Except for Mo Farah in Great Britain, and Meb Keflezighi in the U.S. – both of whom emigrated as boys with their families from East Africa – only Ethiopia’s Haile Gebrselassie among East African born runners has broken through into a wider public recognition. This at-odds combination of excellence and absence of star power coming out of East Africa has led to a same-old, same-old narrative at marathon events throughout the globe, and a corresponding drop in public interest in the sport. Paralleling that generation-long trend has been the massive growth of charity fund-raising at running events first witnessed at the inaugural Rock `n’ Roll Marathon in San Diego in 1998. $15 million was raised in that one race by the Leukemia & Lymphoma Society’s Team in Training program.
As one-time Atlanta Track Club executive director and USATF Women’s LDR chairperson Julia Emmons said at a March 1998 meeting in Los Angeles to discuss the potential structure of professional running, “We are not golf or other sports. We are selling community events. Sponsors don’t care who is up front, no matter what country they are from. Sponsors care about community outreach.”
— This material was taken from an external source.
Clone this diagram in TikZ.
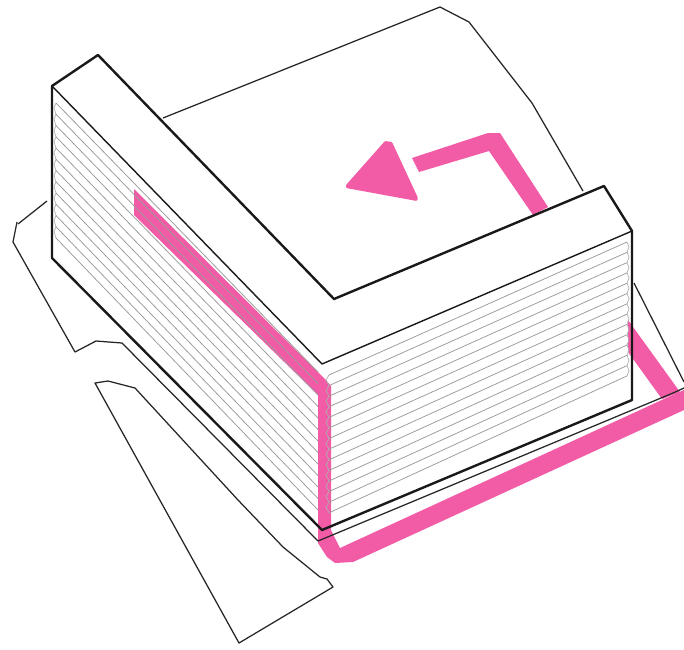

Allan Steinfeld, then head of the New York Road Runners, countered Ms. Emmons by stating, “if top Americans are in the race we could get network coverage. A team concept could work so the focus would be on more than 15 Kenyans.”
Whether the talent-laden American field announced for Boston 2017 can produce another win come Patriot’s Day only time and the quality of the foreign competition will tell, though Rupp has the talent and pedigree to run with just about anyone. Remember, the Red Sox won two more World Series in short order after they broke their 87 year drought in 2004.
But whether an American wins or loses on Patriot’s Day 2017, you can’t say folks in the sport aren’t doing what they can to tilt the odds toward a Yankee doodle dandy finish in the American majors, without making it too much of a set up job in the process.
Who knows, maybe they can get President Trump to fly in quick to hold the finish line tape if a Yank seems destined after Cleveland Circle at 35K.